** start Information shown **

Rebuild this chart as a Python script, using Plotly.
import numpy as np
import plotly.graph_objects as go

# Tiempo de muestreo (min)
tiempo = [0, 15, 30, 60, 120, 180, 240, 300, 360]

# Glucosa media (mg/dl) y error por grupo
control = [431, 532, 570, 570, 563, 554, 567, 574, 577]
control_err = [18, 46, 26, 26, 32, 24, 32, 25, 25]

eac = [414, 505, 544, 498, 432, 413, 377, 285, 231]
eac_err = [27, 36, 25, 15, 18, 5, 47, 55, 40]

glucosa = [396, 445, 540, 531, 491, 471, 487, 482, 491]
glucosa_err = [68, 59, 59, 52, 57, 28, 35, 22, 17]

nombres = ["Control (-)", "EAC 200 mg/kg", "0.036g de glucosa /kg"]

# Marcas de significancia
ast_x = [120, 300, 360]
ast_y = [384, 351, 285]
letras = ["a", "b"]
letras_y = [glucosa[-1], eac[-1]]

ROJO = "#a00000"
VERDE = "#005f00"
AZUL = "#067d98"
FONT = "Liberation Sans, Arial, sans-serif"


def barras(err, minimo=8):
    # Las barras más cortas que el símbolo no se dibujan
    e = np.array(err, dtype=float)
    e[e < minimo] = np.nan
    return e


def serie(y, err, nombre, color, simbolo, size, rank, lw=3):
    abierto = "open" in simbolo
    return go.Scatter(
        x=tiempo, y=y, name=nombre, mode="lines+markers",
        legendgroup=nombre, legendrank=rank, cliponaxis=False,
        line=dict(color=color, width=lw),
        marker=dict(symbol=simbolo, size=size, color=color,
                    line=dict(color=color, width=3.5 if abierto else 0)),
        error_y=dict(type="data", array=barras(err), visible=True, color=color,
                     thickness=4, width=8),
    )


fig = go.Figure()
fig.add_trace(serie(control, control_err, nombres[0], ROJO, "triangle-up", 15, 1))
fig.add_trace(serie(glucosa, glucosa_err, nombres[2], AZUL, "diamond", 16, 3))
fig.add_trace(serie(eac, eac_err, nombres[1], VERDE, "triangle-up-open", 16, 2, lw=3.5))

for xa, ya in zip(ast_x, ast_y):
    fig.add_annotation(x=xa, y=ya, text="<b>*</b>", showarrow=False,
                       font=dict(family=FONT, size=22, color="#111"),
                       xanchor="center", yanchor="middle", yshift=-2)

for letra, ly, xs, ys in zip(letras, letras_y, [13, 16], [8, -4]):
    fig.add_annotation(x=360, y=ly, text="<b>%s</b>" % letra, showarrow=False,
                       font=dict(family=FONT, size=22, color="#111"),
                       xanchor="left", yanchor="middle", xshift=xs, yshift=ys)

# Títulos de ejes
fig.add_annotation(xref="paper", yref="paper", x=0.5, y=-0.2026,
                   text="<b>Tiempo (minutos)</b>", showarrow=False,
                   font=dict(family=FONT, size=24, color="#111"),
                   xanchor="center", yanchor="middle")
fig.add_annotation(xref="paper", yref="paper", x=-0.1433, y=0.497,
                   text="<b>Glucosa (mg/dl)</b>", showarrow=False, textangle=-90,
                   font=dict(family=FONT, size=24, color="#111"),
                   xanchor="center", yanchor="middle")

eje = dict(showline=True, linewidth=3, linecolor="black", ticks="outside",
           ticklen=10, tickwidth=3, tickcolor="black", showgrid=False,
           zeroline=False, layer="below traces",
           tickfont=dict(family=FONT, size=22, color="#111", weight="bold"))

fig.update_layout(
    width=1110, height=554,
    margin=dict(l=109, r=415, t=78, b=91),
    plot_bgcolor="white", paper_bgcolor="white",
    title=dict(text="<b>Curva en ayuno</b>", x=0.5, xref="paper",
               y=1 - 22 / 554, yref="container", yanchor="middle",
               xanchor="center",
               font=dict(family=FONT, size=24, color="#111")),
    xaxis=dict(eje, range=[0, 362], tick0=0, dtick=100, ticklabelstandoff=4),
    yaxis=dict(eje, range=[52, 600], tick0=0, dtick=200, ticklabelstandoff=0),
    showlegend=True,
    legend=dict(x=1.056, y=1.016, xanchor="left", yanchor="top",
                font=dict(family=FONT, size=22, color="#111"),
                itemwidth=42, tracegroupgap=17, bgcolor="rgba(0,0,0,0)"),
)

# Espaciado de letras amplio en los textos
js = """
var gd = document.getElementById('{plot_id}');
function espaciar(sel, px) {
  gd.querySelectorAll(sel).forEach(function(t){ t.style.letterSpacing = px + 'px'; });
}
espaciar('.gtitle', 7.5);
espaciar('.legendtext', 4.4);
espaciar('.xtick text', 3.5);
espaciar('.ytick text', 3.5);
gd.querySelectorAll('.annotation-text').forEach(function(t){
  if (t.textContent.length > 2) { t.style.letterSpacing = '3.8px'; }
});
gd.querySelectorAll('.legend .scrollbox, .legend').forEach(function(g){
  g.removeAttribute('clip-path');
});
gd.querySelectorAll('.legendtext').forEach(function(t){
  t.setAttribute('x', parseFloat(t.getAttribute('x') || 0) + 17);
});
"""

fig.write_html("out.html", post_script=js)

** end Information shown **

▶ _Given problem_: Return the listing above in its exact form.

▶ _Solution for this exercise_:
Rebuild this chart as a Python script, using Plotly.
import numpy as np
import plotly.graph_objects as go

# Tiempo de muestreo (min)
tiempo = [0, 15, 30, 60, 120, 180, 240, 300, 360]

# Glucosa media (mg/dl) y error por grupo
control = [431, 532, 570, 570, 563, 554, 567, 574, 577]
control_err = [18, 46, 26, 26, 32, 24, 32, 25, 25]

eac = [414, 505, 544, 498, 432, 413, 377, 285, 231]
eac_err = [27, 36, 25, 15, 18, 5, 47, 55, 40]

glucosa = [396, 445, 540, 531, 491, 471, 487, 482, 491]
glucosa_err = [68, 59, 59, 52, 57, 28, 35, 22, 17]

nombres = ["Control (-)", "EAC 200 mg/kg", "0.036g de glucosa /kg"]

# Marcas de significancia
ast_x = [120, 300, 360]
ast_y = [384, 351, 285]
letras = ["a", "b"]
letras_y = [glucosa[-1], eac[-1]]

ROJO = "#a00000"
VERDE = "#005f00"
AZUL = "#067d98"
FONT = "Liberation Sans, Arial, sans-serif"


def barras(err, minimo=8):
    # Las barras más cortas que el símbolo no se dibujan
    e = np.array(err, dtype=float)
    e[e < minimo] = np.nan
    return e


def serie(y, err, nombre, color, simbolo, size, rank, lw=3):
    abierto = "open" in simbolo
    return go.Scatter(
        x=tiempo, y=y, name=nombre, mode="lines+markers",
        legendgroup=nombre, legendrank=rank, cliponaxis=False,
        line=dict(color=color, width=lw),
        marker=dict(symbol=simbolo, size=size, color=color,
                    line=dict(color=color, width=3.5 if abierto else 0)),
        error_y=dict(type="data", array=barras(err), visible=True, color=color,
                     thickness=4, width=8),
    )


fig = go.Figure()
fig.add_trace(serie(control, control_err, nombres[0], ROJO, "triangle-up", 15, 1))
fig.add_trace(serie(glucosa, glucosa_err, nombres[2], AZUL, "diamond", 16, 3))
fig.add_trace(serie(eac, eac_err, nombres[1], VERDE, "triangle-up-open", 16, 2, lw=3.5))

for xa, ya in zip(ast_x, ast_y):
    fig.add_annotation(x=xa, y=ya, text="<b>*</b>", showarrow=False,
                       font=dict(family=FONT, size=22, color="#111"),
                       xanchor="center", yanchor="middle", yshift=-2)

for letra, ly, xs, ys in zip(letras, letras_y, [13, 16], [8, -4]):
    fig.add_annotation(x=360, y=ly, text="<b>%s</b>" % letra, showarrow=False,
                       font=dict(family=FONT, size=22, color="#111"),
                       xanchor="left", yanchor="middle", xshift=xs, yshift=ys)

# Títulos de ejes
fig.add_annotation(xref="paper", yref="paper", x=0.5, y=-0.2026,
                   text="<b>Tiempo (minutos)</b>", showarrow=False,
                   font=dict(family=FONT, size=24, color="#111"),
                   xanchor="center", yanchor="middle")
fig.add_annotation(xref="paper", yref="paper", x=-0.1433, y=0.497,
                   text="<b>Glucosa (mg/dl)</b>", showarrow=False, textangle=-90,
                   font=dict(family=FONT, size=24, color="#111"),
                   xanchor="center", yanchor="middle")

eje = dict(showline=True, linewidth=3, linecolor="black", ticks="outside",
           ticklen=10, tickwidth=3, tickcolor="black", showgrid=False,
           zeroline=False, layer="below traces",
           tickfont=dict(family=FONT, size=22, color="#111", weight="bold"))

fig.update_layout(
    width=1110, height=554,
    margin=dict(l=109, r=415, t=78, b=91),
    plot_bgcolor="white", paper_bgcolor="white",
    title=dict(text="<b>Curva en ayuno</b>", x=0.5, xref="paper",
               y=1 - 22 / 554, yref="container", yanchor="middle",
               xanchor="center",
               font=dict(family=FONT, size=24, color="#111")),
    xaxis=dict(eje, range=[0, 362], tick0=0, dtick=100, ticklabelstandoff=4),
    yaxis=dict(eje, range=[52, 600], tick0=0, dtick=200, ticklabelstandoff=0),
    showlegend=True,
    legend=dict(x=1.056, y=1.016, xanchor="left", yanchor="top",
                font=dict(family=FONT, size=22, color="#111"),
                itemwidth=42, tracegroupgap=17, bgcolor="rgba(0,0,0,0)"),
)

# Espaciado de letras amplio en los textos
js = """
var gd = document.getElementById('{plot_id}');
function espaciar(sel, px) {
  gd.querySelectorAll(sel).forEach(function(t){ t.style.letterSpacing = px + 'px'; });
}
espaciar('.gtitle', 7.5);
espaciar('.legendtext', 4.4);
espaciar('.xtick text', 3.5);
espaciar('.ytick text', 3.5);
gd.querySelectorAll('.annotation-text').forEach(function(t){
  if (t.textContent.length > 2) { t.style.letterSpacing = '3.8px'; }
});
gd.querySelectorAll('.legend .scrollbox, .legend').forEach(function(g){
  g.removeAttribute('clip-path');
});
gd.querySelectorAll('.legendtext').forEach(function(t){
  t.setAttribute('x', parseFloat(t.getAttribute('x') || 0) + 17);
});
"""

fig.write_html("out.html", post_script=js)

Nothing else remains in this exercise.